CA-MSER

Code for Speech Emotion Recognition with Co-Attention based Multi-level Acoustic Information (ICASSP 2022)

NEW Update

The code for data processing is available online now. It can be downloaded and used as a reference.
If you think our paper and code are useful for your research work. Please give us a star or cite our original paper.

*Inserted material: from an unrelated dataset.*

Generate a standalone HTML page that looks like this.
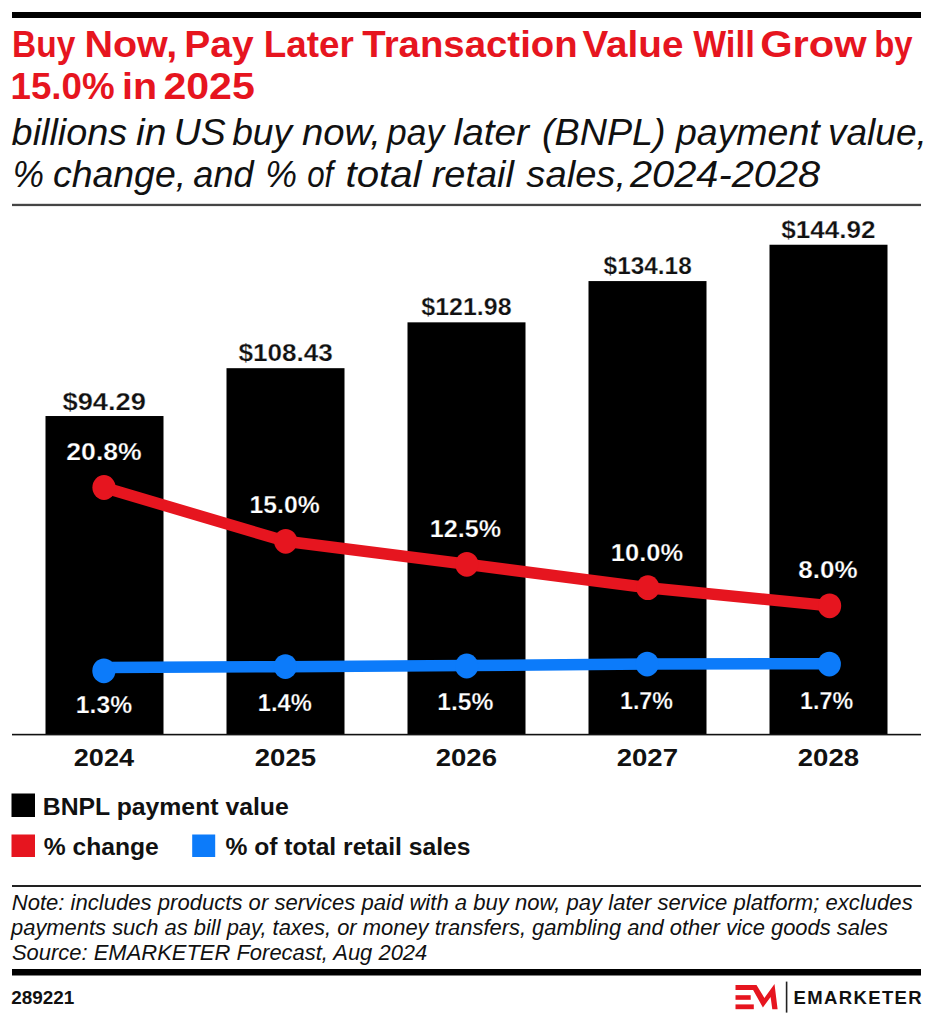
<!DOCTYPE html>
<html lang="en"><head><meta charset="utf-8"><title>Buy Now, Pay Later Transaction Value Will Grow by 15.0% in 2025</title>
<style>html,body{margin:0;padding:0;background:#fff;}body{width:937px;height:1024px;overflow:hidden;}svg{display:block;}text{font-family:"Liberation Sans",Arial,sans-serif;}</style></head><body>
<svg width="937" height="1024" viewBox="0 0 937 1024">
<rect x="0" y="0" width="937" height="1024" fill="#fff"/>
<rect x="12" y="12" width="909" height="6" fill="#000"/>
<rect x="12" y="203.8" width="909" height="2.3" fill="#454545"/>
<rect x="45.5" y="416.02" width="118" height="318.98" fill="#000"/>
<rect x="226.5" y="368.18" width="118" height="366.82" fill="#000"/>
<rect x="407.5" y="322.34" width="118" height="412.66" fill="#000"/>
<rect x="588.5" y="281.07" width="118" height="453.93" fill="#000"/>
<rect x="769.5" y="244.74" width="118" height="490.26" fill="#000"/>
<rect x="12" y="733.8" width="909" height="1.6" fill="#111"/>
<polyline points="104,487.5 285.7,541.3 466.8,564.3 647.9,587.7 829.6,605.8" fill="none" stroke="#e6151f" stroke-width="11.5" stroke-linejoin="round" stroke-linecap="round"/><ellipse cx="104" cy="487.5" rx="11.6" ry="12.4" fill="#e6151f"/><ellipse cx="285.7" cy="541.3" rx="11.6" ry="12.4" fill="#e6151f"/><ellipse cx="466.8" cy="564.3" rx="11.6" ry="12.4" fill="#e6151f"/><ellipse cx="647.9" cy="587.7" rx="11.6" ry="12.4" fill="#e6151f"/><ellipse cx="829.6" cy="605.8" rx="11.6" ry="12.4" fill="#e6151f"/>
<polyline points="103.9,667.4 285.4,666.7 466.7,665.6 647.2,663.9 829.3,663.8" fill="none" stroke="#0c7bfa" stroke-width="11.5" stroke-linejoin="round" stroke-linecap="round"/><ellipse cx="103.9" cy="670.8" rx="11.6" ry="12.4" fill="#0c7bfa"/><ellipse cx="285.4" cy="666.6" rx="11.6" ry="12.4" fill="#0c7bfa"/><ellipse cx="466.7" cy="666" rx="11.6" ry="12.4" fill="#0c7bfa"/><ellipse cx="647.2" cy="664.1" rx="11.6" ry="12.4" fill="#0c7bfa"/><ellipse cx="829.3" cy="664.1" rx="11.6" ry="12.4" fill="#0c7bfa"/>
<rect x="11.5" y="793.5" width="23.5" height="23.5" fill="#000"/>
<rect x="11.5" y="834.5" width="23.5" height="22.5" fill="#e6151f"/>
<rect x="192.2" y="834.5" width="23" height="22.5" fill="#0c7bfa"/>
<rect x="12" y="885" width="909" height="2" fill="#222"/>
<rect x="12" y="969" width="909" height="6.5" fill="#000"/>
<g fill="#e6151f">
<path d="M735.5,985.1 L756.5,985.1 L764.4,998 L774.5,984.1 L777.6,1009.2 L772.3,1009.2 L770.6,997 L762.9,1007.6 L753.1,990 L735.5,990 Z"/>
<rect x="735.5" y="995.2" width="15.2" height="4.6"/>
<rect x="735.5" y="1004.4" width="18.3" height="4.8"/>
</g>
<rect x="785.8" y="981.6" width="1.6" height="31" fill="#222"/>
<text x="12.07" y="56.9" font-size="37.8" font-weight="bold" fill="#e6151f" textLength="63.26" lengthAdjust="spacingAndGlyphs">Buy</text>
<text x="84.47" y="56.9" font-size="37.8" font-weight="bold" fill="#e6151f" textLength="92.85" lengthAdjust="spacingAndGlyphs">Now,</text>
<text x="184.23" y="56.9" font-size="37.8" font-weight="bold" fill="#e6151f" textLength="69.35" lengthAdjust="spacingAndGlyphs">Pay</text>
<text x="263.78" y="56.9" font-size="37.8" font-weight="bold" fill="#e6151f" textLength="90.03" lengthAdjust="spacingAndGlyphs">Later</text>
<text x="362.39" y="56.9" font-size="37.8" font-weight="bold" fill="#e6151f" textLength="215.27" lengthAdjust="spacingAndGlyphs">Transaction</text>
<text x="582.41" y="56.9" font-size="37.8" font-weight="bold" fill="#e6151f" textLength="101.04" lengthAdjust="spacingAndGlyphs">Value</text>
<text x="693.31" y="56.9" font-size="37.8" font-weight="bold" fill="#e6151f" textLength="61.59" lengthAdjust="spacingAndGlyphs">Will</text>
<text x="760.24" y="56.9" font-size="37.8" font-weight="bold" fill="#e6151f" textLength="106.38" lengthAdjust="spacingAndGlyphs">Grow</text>
<text x="874.23" y="56.9" font-size="37.8" font-weight="bold" fill="#e6151f" textLength="38.44" lengthAdjust="spacingAndGlyphs">by</text>
<text x="10.51" y="98.8" font-size="37.5" font-weight="bold" fill="#e6151f" textLength="104.2" lengthAdjust="spacingAndGlyphs">15.0%</text>
<text x="122.08" y="98.8" font-size="37.5" font-weight="bold" fill="#e6151f" textLength="35.06" lengthAdjust="spacingAndGlyphs">in</text>
<text x="163.4" y="98.8" font-size="37.5" font-weight="bold" fill="#e6151f" textLength="91.41" lengthAdjust="spacingAndGlyphs">2025</text>
<text x="11.64" y="144.5" font-size="36.4" font-style="italic" fill="#111" textLength="115.5" lengthAdjust="spacingAndGlyphs">billions</text>
<text x="136.04" y="144.5" font-size="36.4" font-style="italic" fill="#111" textLength="30.36" lengthAdjust="spacingAndGlyphs">in</text>
<text x="173.72" y="144.5" font-size="36.4" font-style="italic" fill="#111" textLength="51.98" lengthAdjust="spacingAndGlyphs">US</text>
<text x="232.21" y="144.5" font-size="36.4" font-style="italic" fill="#111" textLength="59.84" lengthAdjust="spacingAndGlyphs">buy</text>
<text x="302" y="144.5" font-size="36.4" font-style="italic" fill="#111" textLength="78.79" lengthAdjust="spacingAndGlyphs">now,</text>
<text x="387.07" y="144.5" font-size="36.4" font-style="italic" fill="#111" textLength="57.02" lengthAdjust="spacingAndGlyphs">pay</text>
<text x="453.5" y="144.5" font-size="36.4" font-style="italic" fill="#111" textLength="75.55" lengthAdjust="spacingAndGlyphs">later</text>
<text x="541.99" y="144.5" font-size="36.4" font-style="italic" fill="#111" textLength="123.56" lengthAdjust="spacingAndGlyphs">(BNPL)</text>
<text x="675.99" y="144.5" font-size="36.4" font-style="italic" fill="#111" textLength="143.65" lengthAdjust="spacingAndGlyphs">payment</text>
<text x="827.92" y="144.5" font-size="36.4" font-style="italic" fill="#111" textLength="98.95" lengthAdjust="spacingAndGlyphs">value,</text>
<text x="12.82" y="186.5" font-size="36.4" font-style="italic" fill="#111" textLength="31.24" lengthAdjust="spacingAndGlyphs">%</text>
<text x="52.95" y="186.5" font-size="36.4" font-style="italic" fill="#111" textLength="133.22" lengthAdjust="spacingAndGlyphs">change,</text>
<text x="193.33" y="186.5" font-size="36.4" font-style="italic" fill="#111" textLength="60.24" lengthAdjust="spacingAndGlyphs">and</text>
<text x="265.36" y="186.5" font-size="36.4" font-style="italic" fill="#111" textLength="31.78" lengthAdjust="spacingAndGlyphs">%</text>
<text x="307.21" y="186.5" font-size="36.4" font-style="italic" fill="#111" textLength="26.08" lengthAdjust="spacingAndGlyphs">of</text>
<text x="345.48" y="186.5" font-size="36.4" font-style="italic" fill="#111" textLength="76.04" lengthAdjust="spacingAndGlyphs">total</text>
<text x="431.67" y="186.5" font-size="36.4" font-style="italic" fill="#111" textLength="82.33" lengthAdjust="spacingAndGlyphs">retail</text>
<text x="526.38" y="186.5" font-size="36.4" font-style="italic" fill="#111" textLength="99.68" lengthAdjust="spacingAndGlyphs">sales,</text>
<text x="630" y="186.5" font-size="36.4" font-style="italic" fill="#111" textLength="190.18" lengthAdjust="spacingAndGlyphs">2024-2028</text>
<text x="62.49" y="409.6" font-size="23.2" font-weight="bold" fill="#111" stroke="#fff" stroke-width="0.25" textLength="83.43" lengthAdjust="spacingAndGlyphs">$94.29</text>
<text x="238.48" y="360.7" font-size="23.2" font-weight="bold" fill="#111" stroke="#fff" stroke-width="0.25" textLength="94.3" lengthAdjust="spacingAndGlyphs">$108.43</text>
<text x="421.34" y="315.4" font-size="23.2" font-weight="bold" fill="#111" stroke="#fff" stroke-width="0.25" textLength="90.21" lengthAdjust="spacingAndGlyphs">$121.98</text>
<text x="603.59" y="274" font-size="23.2" font-weight="bold" fill="#111" stroke="#fff" stroke-width="0.25" textLength="88.15" lengthAdjust="spacingAndGlyphs">$134.18</text>
<text x="781.3" y="237.9" font-size="23.2" font-weight="bold" fill="#111" stroke="#fff" stroke-width="0.25" textLength="94.33" lengthAdjust="spacingAndGlyphs">$144.92</text>
<text x="66.33" y="460" font-size="23.2" font-weight="bold" fill="#fff" stroke="#000" stroke-width="0.25" textLength="75.42" lengthAdjust="spacingAndGlyphs">20.8%</text>
<text x="249.54" y="512.7" font-size="23.2" font-weight="bold" fill="#fff" stroke="#000" stroke-width="0.25" textLength="70.21" lengthAdjust="spacingAndGlyphs">15.0%</text>
<text x="429.77" y="536.8" font-size="23.2" font-weight="bold" fill="#fff" stroke="#000" stroke-width="0.25" textLength="71.22" lengthAdjust="spacingAndGlyphs">12.5%</text>
<text x="610.81" y="560.8" font-size="23.2" font-weight="bold" fill="#fff" stroke="#000" stroke-width="0.25" textLength="72.24" lengthAdjust="spacingAndGlyphs">10.0%</text>
<text x="798.38" y="578.3" font-size="23.2" font-weight="bold" fill="#fff" stroke="#000" stroke-width="0.25" textLength="59.32" lengthAdjust="spacingAndGlyphs">8.0%</text>
<text x="75.88" y="713.3" font-size="23.2" font-weight="bold" fill="#fff" stroke="#000" stroke-width="0.25" textLength="56.23" lengthAdjust="spacingAndGlyphs">1.3%</text>
<text x="257.75" y="710.5" font-size="23.2" font-weight="bold" fill="#fff" stroke="#000" stroke-width="0.25" textLength="54.09" lengthAdjust="spacingAndGlyphs">1.4%</text>
<text x="437.23" y="710" font-size="23.2" font-weight="bold" fill="#fff" stroke="#000" stroke-width="0.25" textLength="56.27" lengthAdjust="spacingAndGlyphs">1.5%</text>
<text x="619.96" y="709.1" font-size="23.2" font-weight="bold" fill="#fff" stroke="#000" stroke-width="0.25" textLength="53.08" lengthAdjust="spacingAndGlyphs">1.7%</text>
<text x="800.08" y="709.1" font-size="23.2" font-weight="bold" fill="#fff" stroke="#000" stroke-width="0.25" textLength="53.11" lengthAdjust="spacingAndGlyphs">1.7%</text>
<text x="73.75" y="765.5" font-size="23.7" font-weight="bold" fill="#111" textLength="60.29" lengthAdjust="spacingAndGlyphs">2024</text>
<text x="254.73" y="765.5" font-size="23.7" font-weight="bold" fill="#111" textLength="61.35" lengthAdjust="spacingAndGlyphs">2025</text>
<text x="435.73" y="765.5" font-size="23.7" font-weight="bold" fill="#111" textLength="61.31" lengthAdjust="spacingAndGlyphs">2026</text>
<text x="616.73" y="765.5" font-size="23.7" font-weight="bold" fill="#111" textLength="61.31" lengthAdjust="spacingAndGlyphs">2027</text>
<text x="797.73" y="765.5" font-size="23.7" font-weight="bold" fill="#111" textLength="61.35" lengthAdjust="spacingAndGlyphs">2028</text>
<text x="42.79" y="814.6" font-size="24.7" font-weight="bold" fill="#111" textLength="245.98" lengthAdjust="spacingAndGlyphs">BNPL payment value</text>
<text x="43.78" y="855.2" font-size="24.7" font-weight="bold" fill="#111" textLength="114.98" lengthAdjust="spacingAndGlyphs">% change</text>
<text x="225.4" y="855.2" font-size="24.7" font-weight="bold" fill="#111" textLength="245" lengthAdjust="spacingAndGlyphs">% of total retail sales</text>
<text x="11.71" y="909.9" font-size="22.2" font-style="italic" fill="#111" textLength="900.99" lengthAdjust="spacingAndGlyphs">Note: includes products or services paid with a buy now, pay later service platform; excludes</text>
<text x="11" y="935.2" font-size="22.2" font-style="italic" fill="#111" textLength="876.98" lengthAdjust="spacingAndGlyphs">payments such as bill pay, taxes, or money transfers, gambling and other vice goods sales</text>
<text x="11.91" y="959.9" font-size="22.2" font-style="italic" fill="#111" textLength="415.39" lengthAdjust="spacingAndGlyphs">Source: EMARKETER Forecast, Aug 2024</text>
<text x="11.15" y="1003.8" font-size="18.6" font-weight="bold" fill="#111" textLength="63.11" lengthAdjust="spacingAndGlyphs">289221</text>
<text x="793.46" y="1004" font-size="18.5" font-weight="bold" fill="#111" textLength="128.23" lengthAdjust="spacing">EMARKETER</text>
</svg></body></html>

This will give us the motivation to continue to share our code.

1. File system

- models
-- transformers_encoder
-- related python files
- results
-- t-SNE
- extracted_features.pkl
- crossval_SER.py
- train_ser.py
- data_utils.py
- requirements.txt

2. Environmet

PyTorch version: 1.8.0
CUDA version: 11.1
cudnn version: 8005
GPU: Tesla V100-SXM2-32GB

3. How to use

Download the pretrained Wav2vec2.0 model from https://huggingface.co/facebook/wav2vec2-base-960h
Download the processed data. (It is a little big, later we will delete it from Google Drive) Google Drive; Baidu YunPan
Install related libraries. pip install requirements.txt
Run. python crossval_SER.py

citation

If you use our code or find our CA-MSER useful in your research, please consider citing:

@inproceedings{zou2022speech,
    title={Speech Emotion Recognition with Co-Attention Based Multi-Level Acoustic Information},
    author={Zou, Heqing and Si, Yuke and Chen, Chen and Rajan, Deepu and Chng, Eng Siong},
    booktitle={ICASSP 2022-2022 IEEE International Conference on Acoustics, Speech and Signal Processing (ICASSP)},
    pages={7367--7371},
    year={2022},
    organization={IEEE}
}